On this Student Spotlight: How does state legalization of marijuana affect DUI laws?
Charles Cullison, medical student at Touro University Nevada, examines a more accurate test for impairment from cannabis.
Charles Cullison and Graham Lambert are medical students at Touro University Nevada.
Marijuana and DUI Laws
Recreational marijuana is being widely debated and the topic is in the newspapers every day. We decided to conduct basic research to look into the medical legal issues related to marijuana use. Specifically how marijuana is broken down and metabolized, how this process differs when marijuana is inhaled versus ingested, and which metabolites are related to cognitive impairment.
We found that certain metabolites, such as THC-COO, were not related to cognitive impairment and began to wonder if people who were suspected of driving under the influence of marijuana were being screened for the right metabolites. After interviewing forensic toxicology labs across the state of Nevada, we found that there wasn’t a standardized way of testing. The law allowed for either urine or blood testing, and there were no specifications
of what metabolite should be tested. The result was that different labs tested for different components. The urinalyses were detecting THC-COO, which is not associated with cognitive impairment. In fact, it can show up in urine up to about 38 days after an occasional or regular user last smoked or ingested marijuana.

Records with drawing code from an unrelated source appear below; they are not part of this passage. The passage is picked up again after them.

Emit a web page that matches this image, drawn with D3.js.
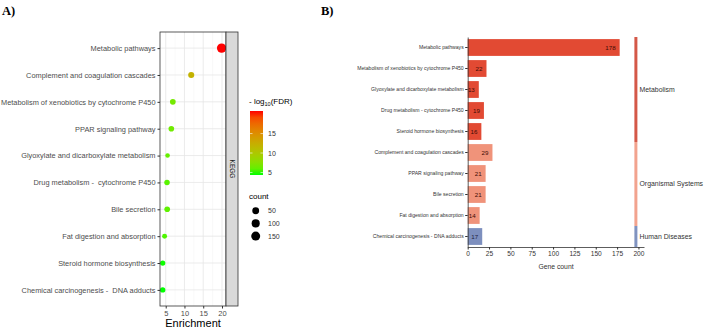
<!DOCTYPE html>
<html>
<head>
<meta charset="utf-8">
<script src="https://cdn.jsdelivr.net/npm/d3@7"></script>
<style>
  body { margin: 0; background: #fff; }
  svg { font-family: "Liberation Sans", Arial, sans-serif; }
  text { white-space: pre; }
</style>
</head>
<body>
<svg id="chart" width="709" height="329"></svg>
<script>
// ---- panel A data (dot plot) ----
let pathwaysA = ["Metabolic pathways", "Complement and coagulation cascades",
    "Metabolism of xenobiotics by cytochrome P450", "PPAR signaling pathway",
    "Glyoxylate and dicarboxylate metabolism", "Drug metabolism -  cytochrome P450",
    "Bile secretion", "Fat digestion and absorption", "Steroid hormone biosynthesis",
    "Chemical carcinogenesis -  DNA adducts"]
let enrichment = [19.9, 11.8, 6.9, 6.5, 5.5, 5.35, 5.4, 4.7, 4.2, 4.2]
let countA = [178, 29, 22, 21, 13, 19, 21, 14, 16, 17]
let fdr = [20.8, 12.0, 6.6, 6.4, 6.0, 5.6, 5.8, 5.3, 4.4, 4.35]
let enrichTicks = [5, 10, 15, 20]
let fdrTicks = [5, 10, 15]
let countLegend = [50, 100, 150]

// ---- panel B data (bar chart) ----
let pathwaysB = ["Metabolic pathways", "Metabolism of xenobiotics by cytochrome P450",
    "Glyoxylate and dicarboxylate metabolism", "Drug metabolism - cytochrome P450",
    "Steroid hormone biosynthesis", "Complement and coagulation cascades",
    "PPAR signaling pathway", "Bile secretion", "Fat digestion and absorption",
    "Chemical carcinogenesis - DNA adducts"]
let geneCount = [178, 22, 13, 19, 16, 29, 21, 21, 14, 17]
let classB = ["Metabolism", "Metabolism", "Metabolism", "Metabolism", "Metabolism",
    "Organismal Systems", "Organismal Systems", "Organismal Systems", "Organismal Systems",
    "Human Diseases"]
let classes = ["Metabolism", "Organismal Systems", "Human Diseases"]
let countTicks = [0, 25, 50, 75, 100, 125, 150, 175, 200]

let svg = d3.select("#chart")

function drawPanelA() {
    let data = pathwaysA.map((p, i) => ({p: p, e: enrichment[i], c: countA[i], f: fdr[i]}))
    let left = 160, right = 226, top = 32, bottom = 306

    let x = d3.scaleLinear().domain([3.48, 21.07]).range([left, right])
    let y = d3.scalePoint().domain(pathwaysA).range([top, bottom]).padding(0.6)
    let color = d3.scaleLinear().domain(d3.extent(fdr)).range(["#00ff00", "#ff0000"])
        .interpolate(d3.interpolateLab)
    let cnt = d3.scaleLinear().domain(d3.extent(countA)).range([0, 1])
    let rad = d3.scaleLinear().domain([0, 1]).range([2.3, 4.7])
    let r = v => rad(Math.sqrt(Math.max(0, cnt(v))))

    let g = svg.append("g")
    g.append("rect").attr("x", left).attr("y", top).attr("width", right - left)
        .attr("height", bottom - top).attr("fill", "#fff")

    // minor + major grid
    g.selectAll(".minor").data([7.5, 12.5, 17.5]).enter().append("line")
        .attr("x1", d => x(d)).attr("x2", d => x(d)).attr("y1", top).attr("y2", bottom)
        .attr("stroke", "#f2f2f2").attr("stroke-width", 0.5)
    g.selectAll(".vmaj").data(enrichTicks).enter().append("line")
        .attr("x1", d => x(d)).attr("x2", d => x(d)).attr("y1", top).attr("y2", bottom)
        .attr("stroke", "#e6e6e6").attr("stroke-width", 0.8)
    g.selectAll(".hmaj").data(pathwaysA).enter().append("line")
        .attr("x1", left).attr("x2", right).attr("y1", d => y(d)).attr("y2", d => y(d))
        .attr("stroke", "#e6e6e6").attr("stroke-width", 0.8)

    g.selectAll("circle.pt").data(data).enter().append("circle")
        .attr("class", "pt")
        .attr("cx", d => x(d.e)).attr("cy", d => y(d.p))
        .attr("r", d => r(d.c))
        .attr("fill", d => color(d.f))

    g.append("rect").attr("x", left).attr("y", top).attr("width", right - left)
        .attr("height", bottom - top).attr("fill", "none").attr("stroke", "#333").attr("stroke-width", 0.8)

    // strip
    g.append("rect").attr("x", right).attr("y", top).attr("width", 12)
        .attr("height", bottom - top).attr("fill", "#d9d9d9").attr("stroke", "#333").attr("stroke-width", 0.8)
    g.append("text").attr("transform", `translate(${right + 4},${(top + bottom) / 2}) rotate(90)`)
        .attr("text-anchor", "middle").attr("font-size", 6.5).attr("fill", "#1a1a1a").text("KEGG")

    // axes
    let ay = g.append("g").attr("transform", `translate(${left},0)`)
        .call(d3.axisLeft(y).tickSize(2.5).tickPadding(2))
    ay.select(".domain").remove()
    ay.selectAll("line").attr("stroke", "#333")
    ay.selectAll("text").attr("font-size", 7.4).attr("fill", "#4d4d4d")
        .attr("font-family", "Liberation Sans, Arial, sans-serif")

    let ax = g.append("g").attr("transform", `translate(0,${bottom})`)
        .call(d3.axisBottom(x).tickValues(enrichTicks).tickSize(2.5).tickPadding(2))
    ax.select(".domain").remove()
    ax.selectAll("line").attr("stroke", "#333")
    ax.selectAll("text").attr("font-size", 7.5).attr("fill", "#4d4d4d")
        .attr("font-family", "Liberation Sans, Arial, sans-serif")

    g.append("text").attr("x", (left + right) / 2).attr("y", 327).attr("text-anchor", "middle")
        .attr("font-size", 11).attr("fill", "#000").text("Enrichment")

    // colour legend
    let lg = svg.append("g")
    let t = lg.append("text").attr("x", 249).attr("y", 104).attr("font-size", 8).attr("fill", "#000")
    t.append("tspan").text("- log")
    t.append("tspan").attr("font-size", 5.5).attr("dy", 2).text("10")
    t.append("tspan").attr("dy", -2).text("(FDR)")

    let cb = d3.scaleLinear().domain(d3.extent(fdr)).range([175, 111])
    let defs = svg.append("defs")
    let grad = defs.append("linearGradient").attr("id", "fdrgrad")
        .attr("x1", 0).attr("x2", 0).attr("y1", 1).attr("y2", 0)
    d3.range(0, 1.01, 0.1).forEach(s => {
        let v = cb.domain()[0] + s * (cb.domain()[1] - cb.domain()[0])
        grad.append("stop").attr("offset", s).attr("stop-color", color(v))
    })
    lg.append("rect").attr("x", 250).attr("y", 111).attr("width", 13).attr("height", 64)
        .attr("fill", "url(#fdrgrad)")
    lg.selectAll(".cbt").data(fdrTicks).enter().append("line")
        .attr("x1", 250).attr("x2", 252.5).attr("y1", d => cb(d)).attr("y2", d => cb(d))
        .attr("stroke", "#fff").attr("stroke-width", 0.6)
    lg.selectAll(".cbt2").data(fdrTicks).enter().append("line")
        .attr("x1", 260.5).attr("x2", 263).attr("y1", d => cb(d)).attr("y2", d => cb(d))
        .attr("stroke", "#fff").attr("stroke-width", 0.6)
    lg.selectAll(".cbl").data(fdrTicks).enter().append("text")
        .attr("x", 268).attr("y", d => cb(d) + 2.5).attr("font-size", 7).attr("fill", "#333")
        .text(d => d)

    // size legend
    lg.append("text").attr("x", 249).attr("y", 199).attr("font-size", 8).attr("fill", "#000").text("count")
    lg.selectAll(".sz").data(countLegend).enter().append("circle")
        .attr("cx", 255.7).attr("cy", (d, i) => 210.7 + i * 12.7).attr("r", d => r(d)).attr("fill", "#000")
    lg.selectAll(".szl").data(countLegend).enter().append("text")
        .attr("x", 268).attr("y", (d, i) => 213.2 + i * 12.7).attr("font-size", 7).attr("fill", "#333")
        .text(d => d)
}

function drawPanelB() {
    let data = pathwaysB.map((p, i) => ({p: p, v: geneCount[i], cls: classB[i]}))
    let left = 467.7, top = 37, bottom = 247

    let x = d3.scaleLinear().domain([0, 206.5]).range([left, 644])
    let y = d3.scaleBand().domain(pathwaysB).range([top, bottom]).paddingInner(0.2).paddingOuter(0.1)
    let barColor = d3.scaleOrdinal().domain(classes).range(["#e24a33", "#f0937a", "#7d8fbe"])
    let stripColor = d3.scaleOrdinal().domain(classes).range(["#d45848", "#f2a38e", "#8093c0"])

    let g = svg.append("g")
    g.selectAll("rect.bar").data(data).enter().append("rect")
        .attr("class", "bar")
        .attr("x", x(0)).attr("y", d => y(d.p))
        .attr("width", d => x(d.v) - x(0)).attr("height", y.bandwidth())
        .attr("fill", d => barColor(d.cls))

    g.selectAll("text.val").data(data).enter().append("text")
        .attr("class", "val")
        .attr("x", d => x(d.v) - 4).attr("y", d => y(d.p) + y.bandwidth() / 2 + 2.2)
        .attr("text-anchor", "end").attr("font-size", 6.2)
        .attr("fill", d => d.cls == "Human Diseases" ? "#1d2340" : "#3d0b05")
        .text(d => d.v)

    let ay = g.append("g").attr("transform", `translate(${left},0)`)
        .call(d3.axisLeft(y).tickSize(2.5).tickPadding(1.5).tickSizeOuter(0))
    ay.select(".domain").attr("stroke", "#333").attr("stroke-width", 0.8)
    ay.selectAll("line").attr("stroke", "#333")
    ay.selectAll("text").attr("font-size", 5.1).attr("fill", "#333")
        .attr("font-family", "Liberation Sans, Arial, sans-serif")

    let ax = g.append("g").attr("transform", `translate(0,${bottom})`)
        .call(d3.axisBottom(x).tickValues(countTicks).tickSize(2.5).tickPadding(2).tickSizeOuter(0))
    ax.select(".domain").attr("stroke", "#333").attr("stroke-width", 0.8)
    ax.selectAll("line").attr("stroke", "#333")
    ax.selectAll("text").attr("font-size", 6.6).attr("fill", "#333")
        .attr("font-family", "Liberation Sans, Arial, sans-serif")

    g.append("text").attr("x", 556).attr("y", 269).attr("text-anchor", "middle")
        .attr("font-size", 6.8).attr("fill", "#333").text("Gene count")

    // class strip
    let step = y.step()
    classes.forEach(c => {
        let rows = data.filter(d => d.cls == c)
        let y0 = y(rows[0].p) - step * 0.1
        let y1 = y(rows[rows.length - 1].p) + y.bandwidth() + step * 0.1
        g.append("rect").attr("x", x(197) - 1.5).attr("y", y0).attr("width", 3).attr("height", y1 - y0)
            .attr("fill", stripColor(c))
        g.append("text").attr("x", 639.5).attr("y", (y0 + y1) / 2 + 2.4)
            .attr("font-size", 6.9).attr("fill", "#333").text(c)
    })
}

function drawLabels() {
    svg.append("text").attr("x", 2).attr("y", 15).attr("font-family", "Liberation Serif, Times New Roman, serif")
        .attr("font-weight", "bold").attr("font-size", 12.5).text("A)")
    svg.append("text").attr("x", 321).attr("y", 15).attr("font-family", "Liberation Serif, Times New Roman, serif")
        .attr("font-weight", "bold").attr("font-size", 12.5).text("B)")
}

drawPanelA()
drawPanelB()
drawLabels()
</script>
</body>
</html>
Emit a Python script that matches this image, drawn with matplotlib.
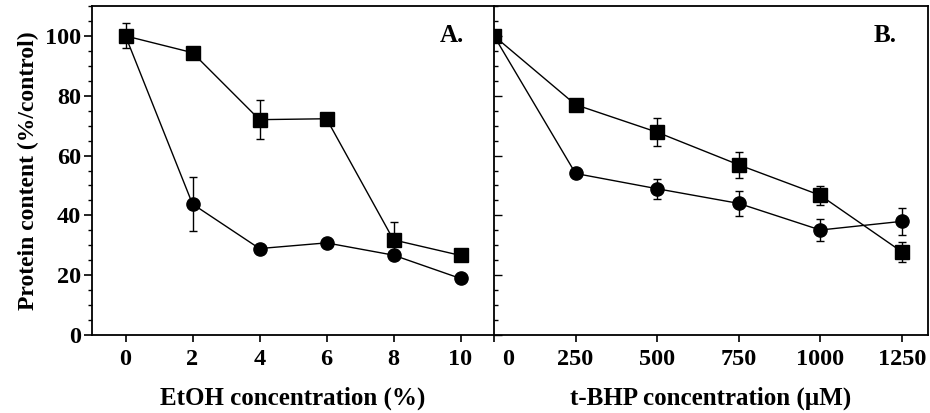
"""
Protein content after EtOH and t-BHP treatment (two panels sharing the y axis).
"""
import matplotlib
matplotlib.use("Agg")
import matplotlib.pyplot as plt
import matplotlib.transforms as mtransforms
from matplotlib.ticker import MultipleLocator

plt.rcParams['font.family'] = ['Liberation Serif', 'DejaVu Serif']
plt.rcParams['font.weight'] = 'bold'

# Panel A: EtOH concentration (%)
etoh_conc = [0, 2, 4, 6, 8, 10]
etoh_square = [100, 94.4, 72, 72.3, 31.8, 26.6]
etoh_square_err = [4.2, 1.0, 6.6, 0, 6.0, 0]
etoh_circle = [100, 43.8, 28.9, 30.8, 26.7, 18.9]
etoh_circle_err = [0, 9.0, 0, 0, 0, 0]

# Panel B: t-BHP concentration (uM)
tbhp_conc = [0, 250, 500, 750, 1000, 1250]
tbhp_square = [100, 77.0, 67.8, 56.9, 46.7, 27.8]
tbhp_square_err = [0, 0.8, 4.6, 4.4, 3.2, 3.4]
tbhp_circle = [100, 54.0, 48.9, 44.0, 35.1, 38.0]
tbhp_circle_err = [0, 0, 3.3, 4.2, 3.8, 4.5]

etoh_ticks = [0, 2, 4, 6, 8, 10]
tbhp_ticks = [0, 250, 500, 750, 1000, 1250]

W, H = 930, 413
fig = plt.figure(figsize=(W / 100, H / 100), dpi=100)

ax_a = fig.add_axes([92 / W, 78 / H, 402 / W, 329 / H])
ax_b = fig.add_axes([494 / W, 78 / H, 434 / W, 329 / H])

style = dict(color='black', linewidth=1.0, elinewidth=1.0, capsize=3, capthick=1.0)


def draw(ax, x, sq, sq_err, ci, ci_err):
    ax.errorbar(x, ci, yerr=ci_err, marker='o', markersize=9.5, **style)
    ax.errorbar(x, sq, yerr=sq_err, marker='s', markersize=9.5, **style)


draw(ax_a, etoh_conc, etoh_square, etoh_square_err, etoh_circle, etoh_circle_err)
draw(ax_b, tbhp_conc, tbhp_square, tbhp_square_err, tbhp_circle, tbhp_circle_err)

for ax in (ax_a, ax_b):
    ax.set_ylim(0, 110)
    ax.yaxis.set_major_locator(MultipleLocator(20))
    ax.yaxis.set_minor_locator(MultipleLocator(5))
    for s in ax.spines.values():
        s.set_linewidth(1.3)
    ax.tick_params(axis='x', direction='out', length=5, width=1.2, labelsize=17.5, pad=5)

ax_a.set_xlim(-1, 11)
ax_a.set_xticks(etoh_ticks)
ax_a.spines['right'].set_visible(False)
ax_a.tick_params(axis='y', which='major', direction='out', length=6, width=1.2, labelsize=17.5, pad=2)
ax_a.tick_params(axis='y', which='minor', direction='out', length=3, width=1.0)
ax_a.set_ylabel('Protein content (%/control)', fontsize=17, fontweight='bold', labelpad=4)
ax_a.set_xlabel('EtOH concentration (%)', fontsize=18, fontweight='bold', labelpad=12)
ax_a.text(10.1, 100, 'A.', fontsize=18, fontweight='bold', ha='right', va='center')

ax_b.set_xlim(0, 1330)
ax_b.set_xticks(tbhp_ticks)
ax_b.tick_params(axis='y', which='major', direction='in', length=6, width=1.0, labelleft=False)
ax_b.tick_params(axis='y', which='minor', direction='in', length=3, width=1.0)
ax_b.set_xlabel('t-BHP concentration (\u00b5M)', fontsize=18, fontweight='bold', labelpad=12)
ax_b.text(1235, 100, 'B.', fontsize=18, fontweight='bold', ha='right', va='center')

# shift the first "0" label of panel B off the shared spine
zero_lbl = ax_b.get_xticklabels()[0]
zero_lbl.set_transform(zero_lbl.get_transform() +
                       mtransforms.ScaledTranslation(14 / 100, 0, fig.dpi_scale_trans))

fig.savefig('out.png', dpi=100)
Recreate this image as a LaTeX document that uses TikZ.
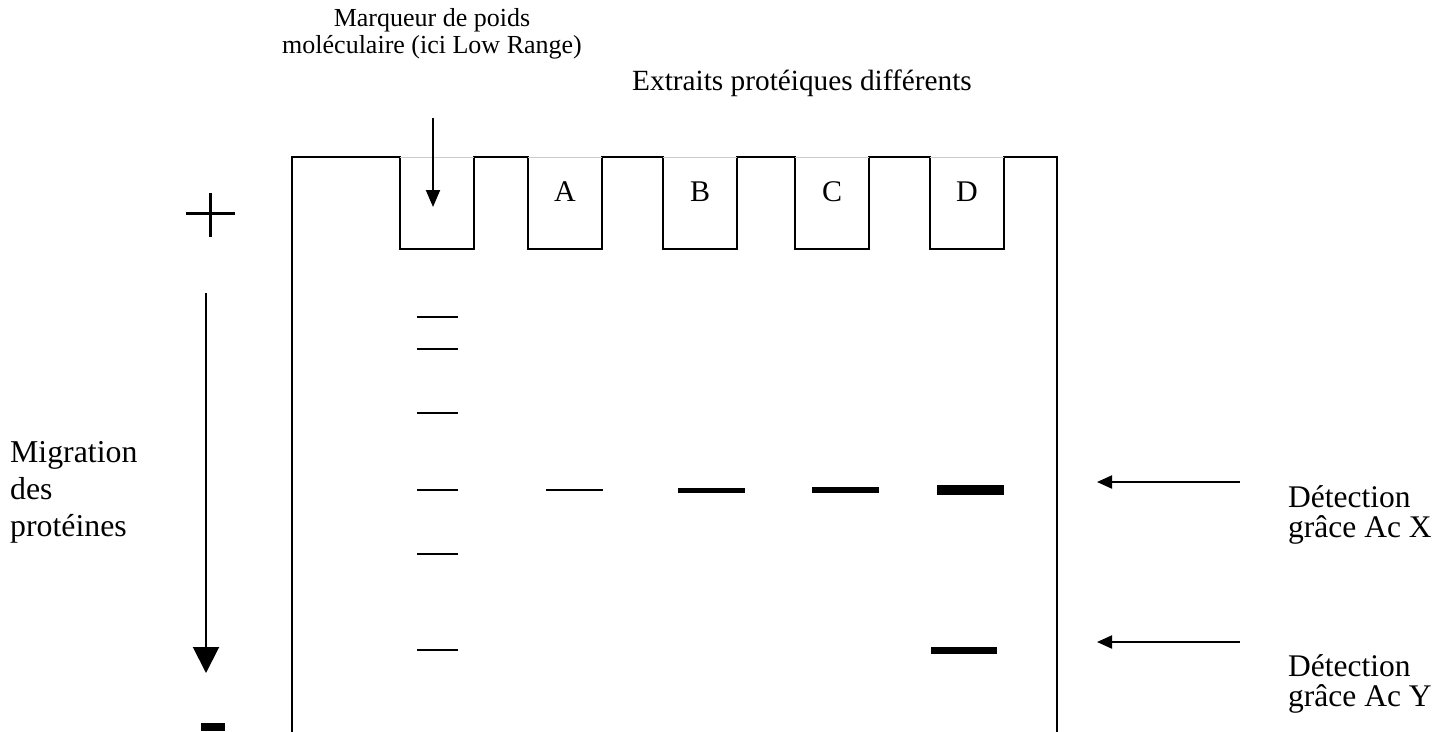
\documentclass[tikz,border=0pt]{standalone}
\usepackage{fontspec}
\setmainfont{Liberation Serif}
\usetikzlibrary{arrows.meta}
\begin{document}
\begin{tikzpicture}[x=1pt,y=-1pt,
  gelline/.style={line width=2pt,line cap=rect},
  marker/.style={line width=2pt},
  lbl/.style={inner sep=0pt},
  wellname/.style={font=\fontsize{30}{30}\selectfont,inner sep=0pt,anchor=base},
  pointer/.style={line width=2pt,-{Triangle[length=15pt,width=13pt]}},
  band/.style={line cap=butt}]
\useasboundingbox (0,0) rectangle (1434,731);

% gel outline with the five wells
\draw[gelline] (292,731) -- (292,157) -- (400,157) -- (400,249) -- (474,249) -- (474,157)
  -- (528,157) -- (528,249) -- (602,249) -- (602,157)
  -- (663,157) -- (663,249) -- (737,249) -- (737,157)
  -- (795,157) -- (795,249) -- (869,249) -- (869,157)
  -- (930,157) -- (930,249) -- (1004,249) -- (1004,157)
  -- (1057,157) -- (1057,731);
\foreach \a/\b in {400/474,528/602,663/737,795/869,930/1004}
  \draw[gray!40,line width=1pt] (\a,157) -- (\b,157);

% well labels
\node[wellname] (wA) at (565,201) {A};
\node[wellname] (wB) at (700,201) {B};
\node[wellname] (wC) at (832,201) {C};
\node[wellname] (wD) at (967,201) {D};

% molecular weight marker
\node[lbl,align=center,anchor=base,font=\fontsize{26}{27}\selectfont] (mk) at (432,53) {Marqueur de poids\\moléculaire (ici Low Range)};
\coordinate (mkA) at (433,118);
\coordinate (mkB) at (433,207);
\draw[line width=2pt,-{Triangle[length=17pt,width=14pt]}] (mkA) -- (mkB);

\node[lbl,anchor=base,font=\fontsize{29.3}{29.3}\selectfont] (ext) at (802,90) {Extraits protéiques différents};

% electrodes
\node (plus) at (210,215) {};
\draw[line width=3pt] (186,213) -- (235,213) (210,193) -- (210,237);
\fill (201,723) rectangle (225,731);

% migration direction
\coordinate (mgA) at (206,293);
\coordinate (mgB) at (206,673);
\draw[line width=2pt,-{Triangle[length=26pt,width=26pt]}] (mgA) -- (mgB);
\node[lbl,align=left,anchor=base west,font=\fontsize{31.8}{37}\selectfont] (mig) at (10,536) {Migration\\des\\protéines};

% marker bands
\foreach \y in {317,349,413,490,554,650}
  \draw[marker] (417,\y) -- (458,\y);

% sample bands
\draw[band,line width=2pt] (546,490) -- (603,490);
\draw[band,line width=5pt] (678,490) -- (745,490);
\draw[band,line width=6pt] (812,490) -- (879,490);
\draw[band,line width=10pt] (937,490) -- (1004,490);
\draw[band,line width=7pt] (931,650) -- (997,650);

% antibody detection labels
\tikzset{detect/.style={lbl,align=left,anchor=base west,font=\fontsize{31.5}{30}\selectfont}}
\node[detect] (dx) at (1288,537) {Détection\\grâce Ac X};
\node[detect] (dy) at (1288,706) {Détection\\grâce Ac Y};
\coordinate (axA) at (1240,482);
\coordinate (axB) at (1097,482);
\coordinate (ayA) at (1240,642);
\coordinate (ayB) at (1097,642);
\draw[pointer] (axA) -- (axB);
\draw[pointer] (ayA) -- (ayB);
\end{tikzpicture}
\end{document}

Instead, we found two primary components of marijuana — delta-9-THC and 11-OH-THC –that cause cognitive impairment and can easily be detected in blood. THC is metabolized to yield 11-OH-THC, which can cross the blood-brain barrier more readily. Yet few labs were testing for these metabolites. We contacted the Nevada legislators and presented our research. They voted to change the law for testing people suspected of DUI with marijuana to only allow blood testing of these two components and not urine testing. As more states legalize marijuana for medical and recreational use, this is something that legislators should be looking at.